## BEGIN Records supplied

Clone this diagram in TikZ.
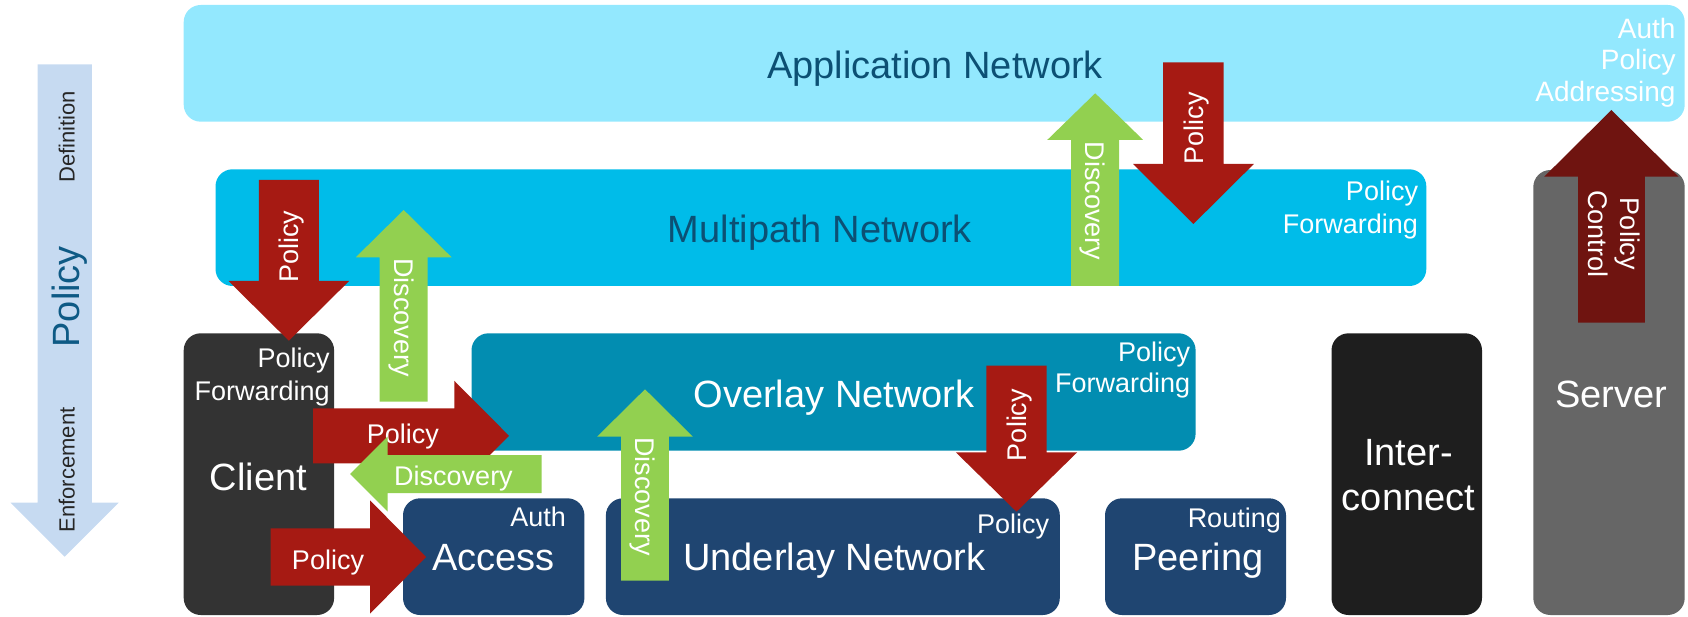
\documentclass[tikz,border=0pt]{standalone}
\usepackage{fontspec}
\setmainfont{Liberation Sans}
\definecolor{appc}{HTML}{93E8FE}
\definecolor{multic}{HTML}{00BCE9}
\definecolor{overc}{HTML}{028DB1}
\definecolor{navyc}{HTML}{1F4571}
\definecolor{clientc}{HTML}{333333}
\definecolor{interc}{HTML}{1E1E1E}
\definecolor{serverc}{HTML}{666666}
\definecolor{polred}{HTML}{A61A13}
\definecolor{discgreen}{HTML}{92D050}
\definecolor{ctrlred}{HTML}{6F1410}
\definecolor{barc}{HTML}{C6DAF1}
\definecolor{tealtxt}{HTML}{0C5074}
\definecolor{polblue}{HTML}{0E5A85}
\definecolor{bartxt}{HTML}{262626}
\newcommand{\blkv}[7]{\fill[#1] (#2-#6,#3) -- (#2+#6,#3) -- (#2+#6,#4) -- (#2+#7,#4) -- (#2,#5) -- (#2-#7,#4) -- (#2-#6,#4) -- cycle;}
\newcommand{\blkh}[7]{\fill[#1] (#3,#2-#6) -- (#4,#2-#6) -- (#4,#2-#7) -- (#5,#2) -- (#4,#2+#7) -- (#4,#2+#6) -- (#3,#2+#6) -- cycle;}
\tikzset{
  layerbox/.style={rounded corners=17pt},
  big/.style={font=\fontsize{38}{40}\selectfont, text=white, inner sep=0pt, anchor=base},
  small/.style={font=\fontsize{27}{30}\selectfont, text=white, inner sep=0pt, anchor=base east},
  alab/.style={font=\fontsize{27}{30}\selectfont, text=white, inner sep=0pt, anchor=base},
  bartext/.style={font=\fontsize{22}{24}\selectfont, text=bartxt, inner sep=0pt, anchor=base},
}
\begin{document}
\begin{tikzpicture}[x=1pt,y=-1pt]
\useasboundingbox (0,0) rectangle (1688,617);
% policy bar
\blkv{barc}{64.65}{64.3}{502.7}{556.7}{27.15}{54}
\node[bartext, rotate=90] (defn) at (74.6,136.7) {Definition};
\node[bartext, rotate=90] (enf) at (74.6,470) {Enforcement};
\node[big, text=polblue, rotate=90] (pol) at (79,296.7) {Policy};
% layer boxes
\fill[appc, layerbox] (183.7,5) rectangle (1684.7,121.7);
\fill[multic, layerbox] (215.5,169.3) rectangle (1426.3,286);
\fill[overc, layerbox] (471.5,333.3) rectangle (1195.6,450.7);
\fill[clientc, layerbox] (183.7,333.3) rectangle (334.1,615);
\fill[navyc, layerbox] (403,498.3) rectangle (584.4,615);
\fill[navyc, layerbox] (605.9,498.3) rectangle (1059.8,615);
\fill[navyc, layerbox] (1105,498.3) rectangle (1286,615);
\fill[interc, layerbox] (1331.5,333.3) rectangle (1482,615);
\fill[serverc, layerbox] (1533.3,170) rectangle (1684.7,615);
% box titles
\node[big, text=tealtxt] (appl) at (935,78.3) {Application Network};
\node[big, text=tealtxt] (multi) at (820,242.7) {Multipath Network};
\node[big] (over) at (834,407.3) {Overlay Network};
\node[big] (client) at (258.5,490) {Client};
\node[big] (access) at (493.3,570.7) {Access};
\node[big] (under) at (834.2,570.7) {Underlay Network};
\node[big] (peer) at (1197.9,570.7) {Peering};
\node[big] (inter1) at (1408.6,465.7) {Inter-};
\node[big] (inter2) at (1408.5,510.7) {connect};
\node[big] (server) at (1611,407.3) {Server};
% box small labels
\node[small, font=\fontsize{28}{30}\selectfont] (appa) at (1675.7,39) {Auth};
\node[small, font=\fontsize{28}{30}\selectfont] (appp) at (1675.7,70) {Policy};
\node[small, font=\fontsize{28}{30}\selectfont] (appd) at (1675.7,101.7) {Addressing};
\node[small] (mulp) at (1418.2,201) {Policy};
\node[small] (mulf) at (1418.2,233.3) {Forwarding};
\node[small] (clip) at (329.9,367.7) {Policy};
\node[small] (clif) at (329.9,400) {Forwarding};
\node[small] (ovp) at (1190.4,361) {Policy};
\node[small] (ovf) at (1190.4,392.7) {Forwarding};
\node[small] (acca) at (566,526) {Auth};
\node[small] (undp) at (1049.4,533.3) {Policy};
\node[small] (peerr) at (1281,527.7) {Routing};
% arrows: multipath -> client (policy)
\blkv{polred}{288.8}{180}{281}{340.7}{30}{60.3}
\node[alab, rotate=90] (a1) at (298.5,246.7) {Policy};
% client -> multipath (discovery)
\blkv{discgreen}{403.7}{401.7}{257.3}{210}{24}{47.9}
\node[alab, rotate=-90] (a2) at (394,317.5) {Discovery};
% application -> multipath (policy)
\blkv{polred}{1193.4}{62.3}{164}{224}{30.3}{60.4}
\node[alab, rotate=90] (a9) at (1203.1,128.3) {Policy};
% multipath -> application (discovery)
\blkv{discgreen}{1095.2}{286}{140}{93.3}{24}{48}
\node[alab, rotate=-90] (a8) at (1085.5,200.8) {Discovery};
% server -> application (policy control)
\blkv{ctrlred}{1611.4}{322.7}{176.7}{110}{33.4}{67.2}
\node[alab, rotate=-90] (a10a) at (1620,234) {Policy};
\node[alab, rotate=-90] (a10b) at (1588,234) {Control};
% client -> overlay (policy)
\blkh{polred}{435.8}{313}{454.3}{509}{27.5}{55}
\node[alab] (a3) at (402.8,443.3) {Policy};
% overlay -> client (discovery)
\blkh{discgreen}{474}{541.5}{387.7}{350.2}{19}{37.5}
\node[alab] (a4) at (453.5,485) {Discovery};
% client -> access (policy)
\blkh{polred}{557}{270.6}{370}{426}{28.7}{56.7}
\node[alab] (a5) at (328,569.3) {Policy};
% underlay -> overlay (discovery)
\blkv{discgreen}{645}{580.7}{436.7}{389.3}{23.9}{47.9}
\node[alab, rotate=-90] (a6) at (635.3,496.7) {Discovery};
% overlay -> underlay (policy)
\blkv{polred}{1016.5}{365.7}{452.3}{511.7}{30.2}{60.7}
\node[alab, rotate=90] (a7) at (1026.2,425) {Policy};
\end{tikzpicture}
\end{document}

## END Records supplied
## BEGIN Records supplied

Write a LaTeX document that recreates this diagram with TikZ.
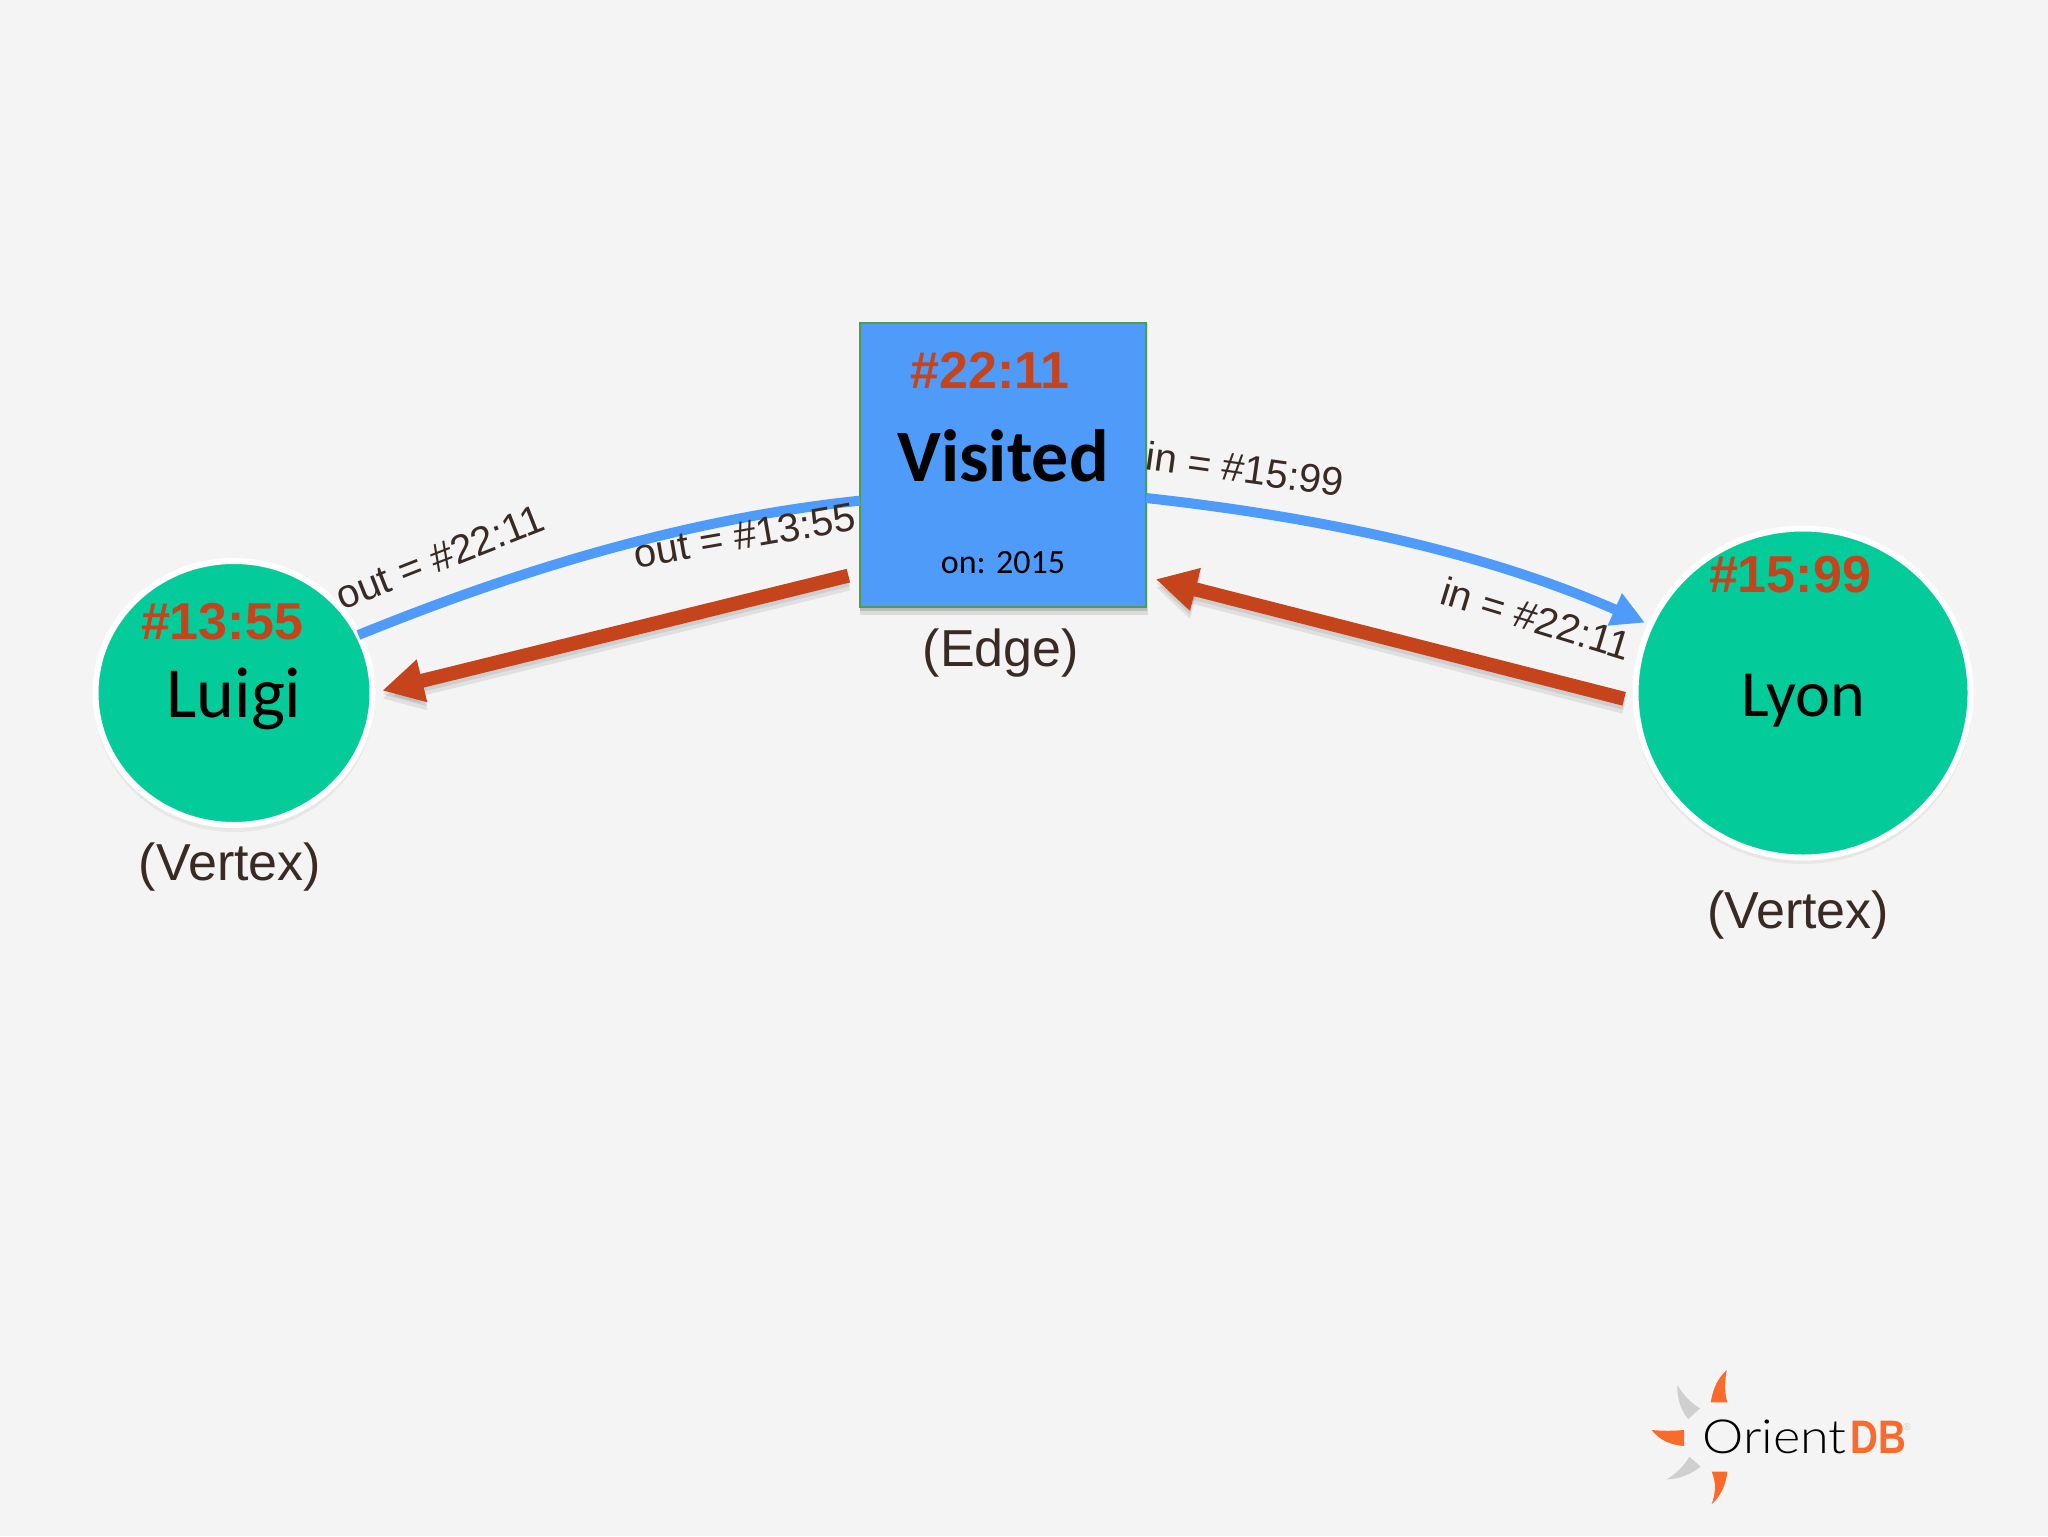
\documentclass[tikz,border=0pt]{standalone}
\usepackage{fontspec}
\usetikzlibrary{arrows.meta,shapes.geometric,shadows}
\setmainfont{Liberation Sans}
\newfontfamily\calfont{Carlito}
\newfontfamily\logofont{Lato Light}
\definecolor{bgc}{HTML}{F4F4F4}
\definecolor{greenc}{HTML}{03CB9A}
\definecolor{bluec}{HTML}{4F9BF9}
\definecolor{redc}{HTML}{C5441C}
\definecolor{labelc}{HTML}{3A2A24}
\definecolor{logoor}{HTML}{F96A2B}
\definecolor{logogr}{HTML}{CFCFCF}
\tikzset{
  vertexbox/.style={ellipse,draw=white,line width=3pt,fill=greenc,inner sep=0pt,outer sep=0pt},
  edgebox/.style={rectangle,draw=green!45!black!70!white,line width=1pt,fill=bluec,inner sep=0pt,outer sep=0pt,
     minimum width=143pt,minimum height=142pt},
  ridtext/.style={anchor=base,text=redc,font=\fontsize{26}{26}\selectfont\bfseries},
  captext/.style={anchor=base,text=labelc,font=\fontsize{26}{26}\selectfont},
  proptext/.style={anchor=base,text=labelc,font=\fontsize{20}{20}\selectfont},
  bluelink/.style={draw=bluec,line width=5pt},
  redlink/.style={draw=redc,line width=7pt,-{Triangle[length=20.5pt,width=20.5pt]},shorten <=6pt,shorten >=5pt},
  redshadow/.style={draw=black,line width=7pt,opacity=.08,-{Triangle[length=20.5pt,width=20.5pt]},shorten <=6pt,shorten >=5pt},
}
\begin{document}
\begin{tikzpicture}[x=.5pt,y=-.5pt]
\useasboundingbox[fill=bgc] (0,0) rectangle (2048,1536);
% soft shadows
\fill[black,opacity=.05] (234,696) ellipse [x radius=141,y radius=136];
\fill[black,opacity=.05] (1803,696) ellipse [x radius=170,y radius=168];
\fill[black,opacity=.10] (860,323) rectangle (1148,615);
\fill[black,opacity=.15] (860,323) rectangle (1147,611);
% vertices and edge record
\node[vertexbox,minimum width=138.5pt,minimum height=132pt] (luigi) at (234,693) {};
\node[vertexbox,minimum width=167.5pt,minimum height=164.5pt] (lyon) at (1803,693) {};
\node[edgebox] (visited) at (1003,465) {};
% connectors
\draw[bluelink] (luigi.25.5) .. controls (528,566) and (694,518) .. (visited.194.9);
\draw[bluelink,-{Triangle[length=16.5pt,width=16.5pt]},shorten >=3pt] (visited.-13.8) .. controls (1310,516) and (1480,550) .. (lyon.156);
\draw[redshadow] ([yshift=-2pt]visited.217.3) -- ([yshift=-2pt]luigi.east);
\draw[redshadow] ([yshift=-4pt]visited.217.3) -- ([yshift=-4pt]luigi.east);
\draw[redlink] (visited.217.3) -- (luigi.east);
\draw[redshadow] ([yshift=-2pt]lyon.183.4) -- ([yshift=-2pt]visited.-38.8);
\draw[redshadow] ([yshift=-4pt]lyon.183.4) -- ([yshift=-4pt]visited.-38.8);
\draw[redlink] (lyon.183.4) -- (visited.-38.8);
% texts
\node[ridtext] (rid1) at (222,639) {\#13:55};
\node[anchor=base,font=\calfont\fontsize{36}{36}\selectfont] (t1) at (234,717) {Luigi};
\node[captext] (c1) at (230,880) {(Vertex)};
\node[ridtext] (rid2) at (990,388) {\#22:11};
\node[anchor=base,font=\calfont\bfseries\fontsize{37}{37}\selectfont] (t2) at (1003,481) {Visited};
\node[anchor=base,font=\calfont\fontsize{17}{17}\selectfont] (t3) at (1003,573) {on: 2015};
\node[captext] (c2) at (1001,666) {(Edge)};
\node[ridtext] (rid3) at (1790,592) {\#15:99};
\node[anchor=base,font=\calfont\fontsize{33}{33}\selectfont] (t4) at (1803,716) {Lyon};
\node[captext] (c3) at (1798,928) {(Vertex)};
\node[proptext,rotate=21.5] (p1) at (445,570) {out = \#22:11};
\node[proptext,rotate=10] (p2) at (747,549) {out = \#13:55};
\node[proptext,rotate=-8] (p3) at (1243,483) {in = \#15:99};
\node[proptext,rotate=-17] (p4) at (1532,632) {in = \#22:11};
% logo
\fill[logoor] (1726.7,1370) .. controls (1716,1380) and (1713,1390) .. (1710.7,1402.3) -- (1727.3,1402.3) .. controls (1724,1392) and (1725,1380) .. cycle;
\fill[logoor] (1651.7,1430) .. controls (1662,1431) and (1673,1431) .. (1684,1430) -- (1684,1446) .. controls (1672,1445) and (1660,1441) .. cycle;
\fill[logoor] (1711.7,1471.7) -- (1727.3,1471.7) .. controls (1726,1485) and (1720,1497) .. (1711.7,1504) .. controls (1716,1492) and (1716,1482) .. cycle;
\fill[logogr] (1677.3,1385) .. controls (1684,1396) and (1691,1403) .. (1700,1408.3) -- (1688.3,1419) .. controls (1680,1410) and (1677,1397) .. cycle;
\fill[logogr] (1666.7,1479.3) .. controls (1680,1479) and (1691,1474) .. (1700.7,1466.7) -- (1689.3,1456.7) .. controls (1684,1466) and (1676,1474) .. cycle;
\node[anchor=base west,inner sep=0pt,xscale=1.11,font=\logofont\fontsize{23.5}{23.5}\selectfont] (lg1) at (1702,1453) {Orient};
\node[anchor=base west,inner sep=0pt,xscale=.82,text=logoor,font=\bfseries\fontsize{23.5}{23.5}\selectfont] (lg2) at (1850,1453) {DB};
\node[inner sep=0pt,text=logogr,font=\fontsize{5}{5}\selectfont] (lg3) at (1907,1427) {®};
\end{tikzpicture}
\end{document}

## END Records supplied

*Directions for this task*: Select all lines in the listing above where the word "diagram" appears, and show them.

*Expected output*:
Clone this diagram in TikZ.
Write a LaTeX document that recreates this diagram with TikZ.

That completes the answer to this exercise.